What is expected: Starting at the first line of the listing below, retype each line up to and including the one that contains "from bokeh.resources import INLINE". Leave pictures out.

Supplied data:
□ □ □ □ □ □ □
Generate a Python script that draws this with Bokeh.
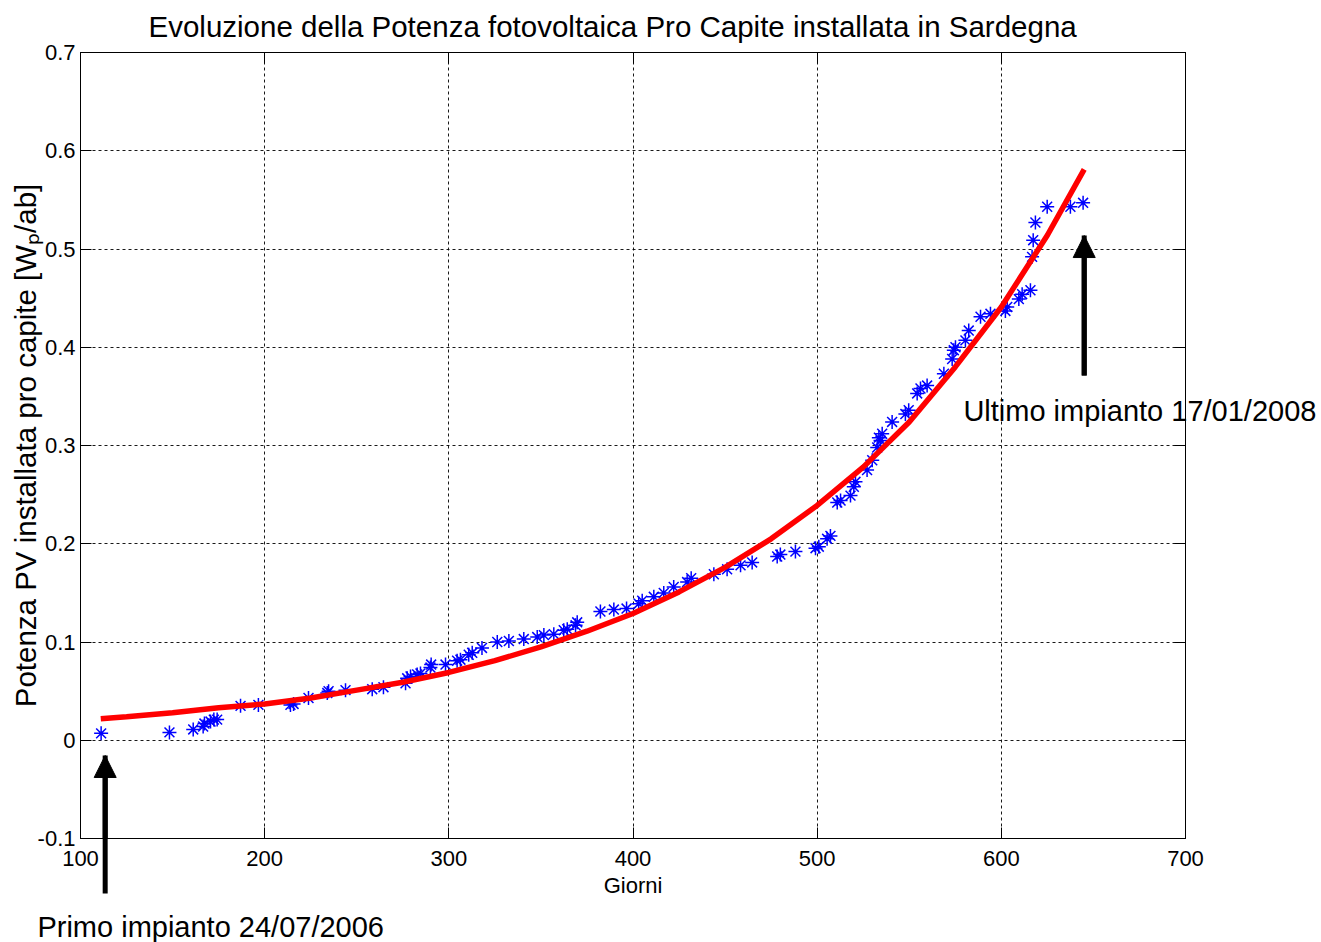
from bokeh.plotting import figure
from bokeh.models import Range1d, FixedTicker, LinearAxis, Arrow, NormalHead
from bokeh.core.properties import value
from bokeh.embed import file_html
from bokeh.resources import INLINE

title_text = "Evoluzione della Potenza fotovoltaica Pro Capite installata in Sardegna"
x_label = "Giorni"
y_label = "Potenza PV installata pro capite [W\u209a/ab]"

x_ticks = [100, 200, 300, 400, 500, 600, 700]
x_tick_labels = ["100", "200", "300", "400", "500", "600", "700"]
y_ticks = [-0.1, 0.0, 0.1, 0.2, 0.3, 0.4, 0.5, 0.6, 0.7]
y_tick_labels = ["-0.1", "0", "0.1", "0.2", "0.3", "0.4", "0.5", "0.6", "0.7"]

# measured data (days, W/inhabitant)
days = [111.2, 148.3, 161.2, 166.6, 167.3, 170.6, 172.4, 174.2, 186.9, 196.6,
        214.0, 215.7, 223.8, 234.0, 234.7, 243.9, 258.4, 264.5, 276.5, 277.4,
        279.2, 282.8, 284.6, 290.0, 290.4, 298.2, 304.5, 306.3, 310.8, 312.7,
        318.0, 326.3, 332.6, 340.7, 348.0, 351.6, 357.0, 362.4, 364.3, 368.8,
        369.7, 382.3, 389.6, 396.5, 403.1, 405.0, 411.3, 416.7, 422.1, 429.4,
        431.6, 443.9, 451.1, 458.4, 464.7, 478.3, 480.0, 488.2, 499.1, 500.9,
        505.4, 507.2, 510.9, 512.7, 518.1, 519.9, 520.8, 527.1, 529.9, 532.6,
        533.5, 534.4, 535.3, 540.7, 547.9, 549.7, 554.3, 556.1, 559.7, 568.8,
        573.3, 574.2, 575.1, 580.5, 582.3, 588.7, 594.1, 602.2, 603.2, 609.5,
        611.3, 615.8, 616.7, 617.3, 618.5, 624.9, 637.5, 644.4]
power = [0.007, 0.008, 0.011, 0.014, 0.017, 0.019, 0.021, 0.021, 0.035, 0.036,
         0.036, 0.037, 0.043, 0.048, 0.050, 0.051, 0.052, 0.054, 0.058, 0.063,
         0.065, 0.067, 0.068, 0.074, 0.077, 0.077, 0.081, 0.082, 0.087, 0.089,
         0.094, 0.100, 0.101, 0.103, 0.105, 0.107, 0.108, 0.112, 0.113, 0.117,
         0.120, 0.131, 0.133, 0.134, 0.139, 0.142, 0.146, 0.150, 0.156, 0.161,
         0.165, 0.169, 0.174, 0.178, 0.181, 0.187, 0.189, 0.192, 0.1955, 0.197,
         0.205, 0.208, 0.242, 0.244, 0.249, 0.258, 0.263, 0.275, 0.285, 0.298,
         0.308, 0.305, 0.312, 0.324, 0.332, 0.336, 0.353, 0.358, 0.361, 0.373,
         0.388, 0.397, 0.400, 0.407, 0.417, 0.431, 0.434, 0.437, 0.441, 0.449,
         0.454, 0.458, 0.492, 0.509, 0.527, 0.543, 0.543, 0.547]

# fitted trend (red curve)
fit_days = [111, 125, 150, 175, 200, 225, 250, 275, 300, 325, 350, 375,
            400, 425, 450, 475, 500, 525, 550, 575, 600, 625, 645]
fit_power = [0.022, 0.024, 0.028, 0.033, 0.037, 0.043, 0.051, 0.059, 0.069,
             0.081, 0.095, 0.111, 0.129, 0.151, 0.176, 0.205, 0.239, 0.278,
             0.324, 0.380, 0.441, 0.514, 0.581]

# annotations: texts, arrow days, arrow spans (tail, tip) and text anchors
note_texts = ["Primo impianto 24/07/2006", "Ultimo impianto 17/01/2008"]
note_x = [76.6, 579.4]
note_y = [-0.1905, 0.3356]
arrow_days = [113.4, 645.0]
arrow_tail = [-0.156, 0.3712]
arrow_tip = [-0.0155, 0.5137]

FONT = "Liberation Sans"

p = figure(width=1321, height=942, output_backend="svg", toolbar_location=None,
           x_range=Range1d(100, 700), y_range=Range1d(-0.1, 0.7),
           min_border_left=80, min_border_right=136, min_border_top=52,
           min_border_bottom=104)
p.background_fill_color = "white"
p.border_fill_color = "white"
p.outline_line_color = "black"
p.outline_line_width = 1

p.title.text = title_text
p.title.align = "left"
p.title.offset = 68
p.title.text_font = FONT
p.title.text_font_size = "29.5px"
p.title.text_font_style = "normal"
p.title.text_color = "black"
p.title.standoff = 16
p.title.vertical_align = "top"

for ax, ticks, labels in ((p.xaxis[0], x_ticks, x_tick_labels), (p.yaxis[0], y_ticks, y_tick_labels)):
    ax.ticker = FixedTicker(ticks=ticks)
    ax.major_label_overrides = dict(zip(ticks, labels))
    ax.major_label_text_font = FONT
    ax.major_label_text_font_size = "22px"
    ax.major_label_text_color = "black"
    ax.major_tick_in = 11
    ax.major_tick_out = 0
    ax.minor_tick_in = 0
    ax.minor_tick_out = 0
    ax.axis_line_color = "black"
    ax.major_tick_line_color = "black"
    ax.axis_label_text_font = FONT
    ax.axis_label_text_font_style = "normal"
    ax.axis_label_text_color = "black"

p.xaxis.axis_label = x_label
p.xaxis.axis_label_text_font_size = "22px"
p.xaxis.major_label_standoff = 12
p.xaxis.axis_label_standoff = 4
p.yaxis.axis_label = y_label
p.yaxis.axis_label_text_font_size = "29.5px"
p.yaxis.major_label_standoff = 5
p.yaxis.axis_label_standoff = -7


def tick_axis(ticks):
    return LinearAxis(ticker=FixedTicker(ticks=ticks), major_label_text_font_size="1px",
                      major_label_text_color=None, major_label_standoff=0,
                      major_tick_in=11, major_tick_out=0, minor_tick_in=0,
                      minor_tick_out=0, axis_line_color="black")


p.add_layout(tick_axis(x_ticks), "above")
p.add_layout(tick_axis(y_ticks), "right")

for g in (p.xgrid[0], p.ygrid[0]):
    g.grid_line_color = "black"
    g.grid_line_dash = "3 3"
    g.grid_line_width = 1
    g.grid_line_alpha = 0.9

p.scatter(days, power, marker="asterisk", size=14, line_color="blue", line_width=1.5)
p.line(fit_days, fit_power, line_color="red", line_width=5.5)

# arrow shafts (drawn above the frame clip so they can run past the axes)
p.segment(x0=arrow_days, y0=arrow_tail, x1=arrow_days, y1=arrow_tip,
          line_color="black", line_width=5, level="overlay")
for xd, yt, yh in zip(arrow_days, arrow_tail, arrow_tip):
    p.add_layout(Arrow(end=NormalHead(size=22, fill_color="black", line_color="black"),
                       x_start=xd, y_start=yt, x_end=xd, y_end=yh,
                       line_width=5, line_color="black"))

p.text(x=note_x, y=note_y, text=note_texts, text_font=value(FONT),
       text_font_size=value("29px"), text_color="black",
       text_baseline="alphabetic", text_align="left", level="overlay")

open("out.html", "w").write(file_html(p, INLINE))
□ □ □ □ □ □ □
Answer below:
Generate a Python script that draws this with Bokeh.
from bokeh.plotting import figure
from bokeh.models import Range1d, FixedTicker, LinearAxis, Arrow, NormalHead
from bokeh.core.properties import value
from bokeh.embed import file_html
from bokeh.resources import INLINE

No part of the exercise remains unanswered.